Sapiens bands that lived on the island of New Ireland, north of New Guinea, used a volcanic glass called obsidian to manufacture particularly strong weapons and tools (at list for those times). New Ireland, however, has no natural deposits of obsidian. Laboratory tests revealed that the obsidian they used was brought from deposits in New Britain, a different island 250 miles away.

Trade might seems like a pragmatic activity that can exist without fiction. The problem is that trade cannot exist without trust, and it is very difficult (and sometimes foolish) to trust strangers.

The only way of trusting strangers is by creating a collective fiction – legal companies, religions, tax laws, and coincidentally, currencies.

Why is this important? Because as a currency, bitcoin is far superior to the US dollar. It has no centralized power, transferences are instantaneous, cheap, recorded and irreversible, and it’s private.

The issue is that, apart from currencies, bitcoin and the US dollar are stories. Fictional stories.

The dollar is backed by law, the US government, and international markets. But most importantly, with the collective story that it has value, and you can trade it for other things.

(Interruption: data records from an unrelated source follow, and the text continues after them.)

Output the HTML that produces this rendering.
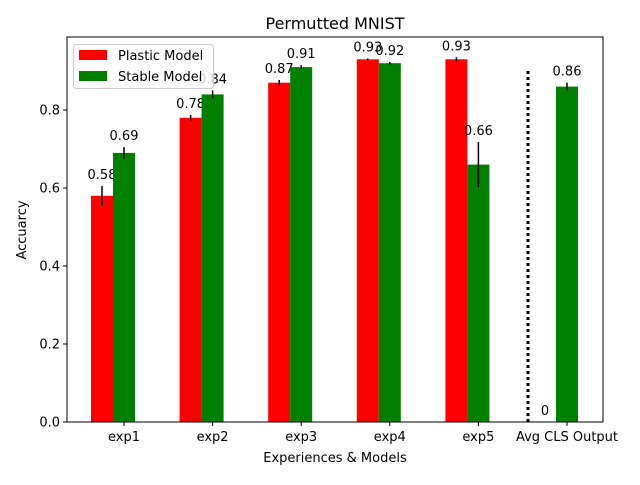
<!DOCTYPE html>
<html><head><meta charset="utf-8"><style>
body{margin:0;background:#fff}
svg text{font-family:"DejaVu Sans","Liberation Sans",sans-serif;}
</style></head><body>
<svg id="c" width="640" height="480" xmlns="http://www.w3.org/2000/svg"></svg>
<script>
const categories=["exp1","exp2","exp3","exp4","exp5","Avg CLS Output"];
const plastic=[0.58,0.78,0.87,0.93,0.93,0];
const plasticErr=[0.025,0.007,0.007,0.002,0.005,0];
const stable=[0.69,0.84,0.91,0.92,0.66,0.86];
const stableErr=[0.015,0.01,0.005,0.003,0.058,0.01];
const yTicks=[0,0.2,0.4,0.6,0.8];
const dividerValue=0.9;

const svg=document.getElementById('c');
const NS='http://www.w3.org/2000/svg';
const L=67,R=603,T=37,B=422;
const y=v=>B-v*390;
const xc=i=>124+i*88.6;
function mk(tag,attrs,name,txt){const e=document.createElementNS(NS,tag);for(const k in attrs)e.setAttribute(k,attrs[k]);


if(txt!==undefined)e.textContent=txt;svg.appendChild(e);return e;}
function fmt(v){return v===0?'0':String(Math.round(v*100)/100);}
categories.forEach((c,i)=>{
  const rx=xc(i)-33,gx=xc(i)-11;
  if(plastic[i]>0){
    mk('rect',{x:rx,y:y(plastic[i]),width:22,height:B-y(plastic[i]),fill:'#ff0000'},'bar-plastic-'+c);
    mk('line',{x1:rx+11,x2:rx+11,y1:y(plastic[i]+plasticErr[i]),y2:y(plastic[i]-plasticErr[i]),stroke:'#000','stroke-width':1.5},'error-plastic-'+c);
  }
  mk('text',{x:rx+11,y:y(plastic[i]+plasticErr[i])-7,'text-anchor':'middle','font-size':13},'label-plastic-'+c,fmt(plastic[i]));
  mk('rect',{x:gx,y:y(stable[i]),width:22,height:B-y(stable[i]),fill:'#008000'},'bar-stable-'+c);
  mk('line',{x1:gx+11,x2:gx+11,y1:y(stable[i]+stableErr[i]),y2:y(stable[i]-stableErr[i]),stroke:'#000','stroke-width':1.5},'error-stable-'+c);
  mk('text',{x:gx+11,y:y(stable[i]+stableErr[i])-7,'text-anchor':'middle','font-size':13},'label-stable-'+c,fmt(stable[i]));
  mk('line',{x1:xc(i),x2:xc(i),y1:B,y2:B+4,stroke:'#000'},'x-tick');
  mk('text',{x:xc(i),y:B+19,'text-anchor':'middle','font-size':13},'x-tick-label',c);
});
mk('line',{x1:528,x2:528,y1:B,y2:y(dividerValue),stroke:'#000','stroke-width':3,'stroke-dasharray':'3,3'},'divider-line');
yTicks.forEach(t=>{
  mk('line',{x1:L-4,x2:L,y1:y(t),y2:y(t),stroke:'#000'},'y-tick');
  mk('text',{x:L-7,y:y(t)+4.5,'text-anchor':'end','font-size':13},'y-tick-label',t.toFixed(1));
});
mk('rect',{x:L,y:T,width:R-L,height:B-T,fill:'none',stroke:'#000','stroke-width':1},'plot-frame');
mk('text',{x:335,y:29,'text-anchor':'middle','font-size':16},'chart-title','Permutted MNIST');
mk('text',{x:335,y:462,'text-anchor':'middle','font-size':13},'x-axis-title','Experiences & Models');
mk('text',{x:26,y:230,'text-anchor':'middle','font-size':13,transform:'rotate(-90 26 230)'},'y-axis-title','Accuarcy');
mk('rect',{x:73.5,y:44.5,width:140,height:44,rx:3,fill:'#fff','fill-opacity':0.8,stroke:'#ccc'},'legend-box');
mk('rect',{x:79,y:50,width:28,height:10,fill:'#ff0000'},'legend-swatch-plastic');
mk('text',{x:118,y:60,'font-size':13},'legend-label-plastic','Plastic Model');
mk('rect',{x:79,y:71,width:28,height:10,fill:'#008000'},'legend-swatch-stable');
mk('text',{x:118,y:81,'font-size':13},'legend-label-stable','Stable Model');
</script>
</body></html>
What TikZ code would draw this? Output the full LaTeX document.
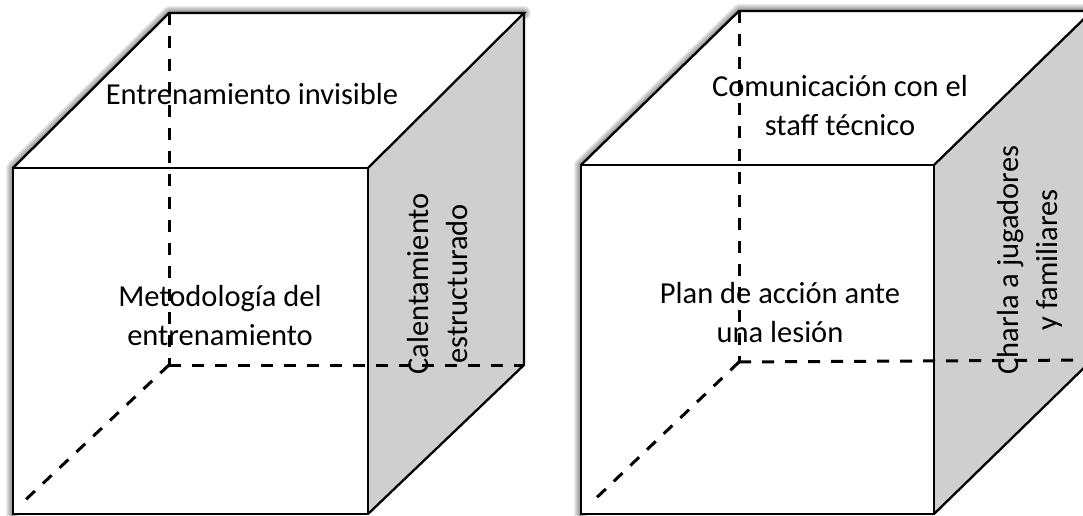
\documentclass[tikz,border=0pt]{standalone}
\usepackage{fontspec}
\setmainfont{Carlito}
\begin{document}
\begin{tikzpicture}[x=1pt,y=-1pt,
  edge/.style={line width=2.3pt, line join=miter, draw=black},
  hidden/.style={line width=3pt, dash pattern=on 12pt off 11pt, draw=black},
  lbl/.style={font=\fontsize{30.5}{39}\selectfont, align=center, inner sep=0pt},
  sideface/.style={fill=black!19},
  plainface/.style={fill=white},
  shade/.style={line width=#1, draw=black, opacity=0.07, line join=round, line cap=round}]
\useasboundingbox (0,0) rectangle (1083,516);
\clip (0,0) rectangle (1083,516);
\fill[white] (0,0) rectangle (1083,516);

% ---------- left cube ----------
\coordinate (aFTL) at (13,168);
\coordinate (aFTR) at (368,168);
\coordinate (aFBR) at (368,514);
\coordinate (aFBL) at (13,514);
\coordinate (aBTL) at (169,13);
\coordinate (aBTR) at (524,13);
\coordinate (aBBR) at (524,365);
\coordinate (aBBL) at (169,365);
\coordinate (aEnd) at (20,505);

\begin{scope}[xshift=-5pt, yshift=1pt]
\foreach \w in {2,4,6,8,10,12,14}
  \draw[shade=\w pt] (aFBL) -- (aFTL) -- (aBTL) -- (aBTR);
\end{scope}
\path[plainface] (aFTL) -- (aFTR) -- (aFBR) -- (aFBL) -- cycle;
\path[plainface] (aFTL) -- (aBTL) -- (aBTR) -- (aFTR) -- cycle;
\path[sideface] (aFTR) -- (aBTR) -- (aBBR) -- (aFBR) -- cycle;
\draw[edge] (aFTL) -- (aFTR) -- (aFBR) -- (aFBL) -- cycle;
\draw[edge] (aFTL) -- (aBTL) -- (aBTR) -- (aFTR);
\draw[edge] (aBTR) -- (aBBR) -- (aFBR);

\node[lbl, anchor=base] (t1) at (252,105) {Entrenamiento invisible};
\node[lbl] (t2) at (220,316) {Metodología del\\entrenamiento};
\node[lbl, rotate=90] (t3) at (438,284) {Calentamiento\\estructurado};

\draw[hidden] (aBTL) -- (aBBL);
\draw[hidden] (aBBL) -- (aBBR);
\draw[hidden] (aBBL) -- (aEnd);

% ---------- right cube ----------
\coordinate (bFTL) at (581,165);
\coordinate (bFTR) at (934,165);
\coordinate (bFBR) at (934,514);
\coordinate (bFBL) at (581,514);
\coordinate (bBTL) at (739,11);
\coordinate (bBTR) at (1092,11);
\coordinate (bBBR) at (1092,360);
\coordinate (bBBL) at (739,362);
\coordinate (bEnd) at (591,503);

\begin{scope}[xshift=-5pt, yshift=1pt]
\foreach \w in {2,4,6,8,10,12,14}
  \draw[shade=\w pt] (bFBL) -- (bFTL) -- (bBTL) -- (bBTR);
\end{scope}
\path[plainface] (bFTL) -- (bFTR) -- (bFBR) -- (bFBL) -- cycle;
\path[plainface] (bFTL) -- (bBTL) -- (bBTR) -- (bFTR) -- cycle;
\path[sideface] (bFTR) -- (bBTR) -- (bBBR) -- (bFBR) -- cycle;
\draw[edge] (bFTL) -- (bFTR) -- (bFBR) -- (bFBL) -- cycle;
\draw[edge] (bFTL) -- (bBTL) -- (bBTR) -- (bFTR);
\draw[edge] (bBTR) -- (bBBR) -- (bFBR);

\node[lbl] (t4) at (840,106) {Comunicación con el\\staff técnico};
\node[lbl] (t5) at (780,313) {Plan de acción ante\\una lesión};
\node[lbl, rotate=90] (t6) at (1030,260) {Charla a jugadores\\y familiares};

\draw[hidden] (bBTL) -- (bBBL);
\draw[hidden] (bBBL) -- (bBBR);
\draw[hidden] (bBBL) -- (bEnd);
\end{tikzpicture}
\end{document}
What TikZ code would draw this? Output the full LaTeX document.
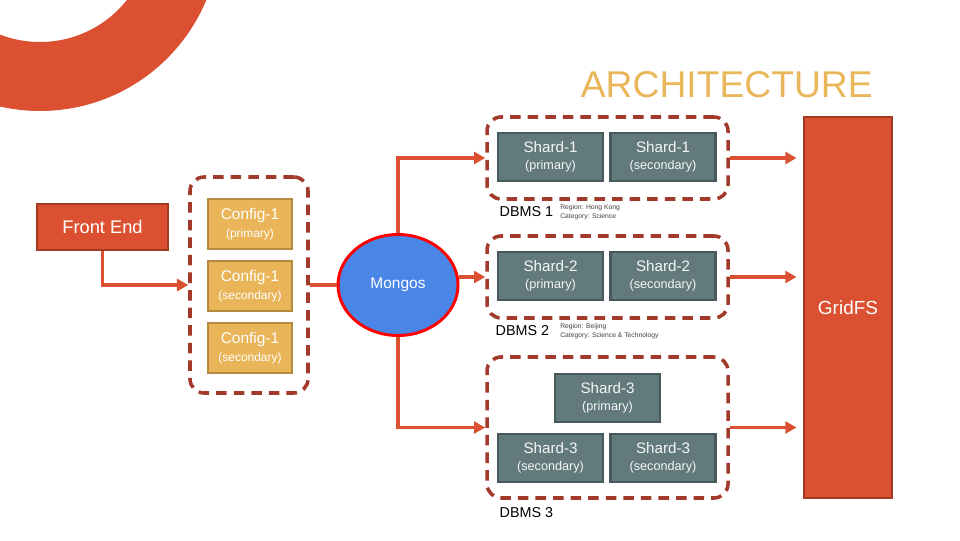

The problem for bitcoin is that, as a story, flunks. Big way. At least for the critical mass of the population.

And that’s what matters. When there is no social limit between individuals, something that’s limited to a small percentage of those individuals, won’t ever succeed.

For bitcoin to win, it needs to become a valid story for a population an order of magnitude bigger than what it is right now.

And for that, it needs trust and transparency.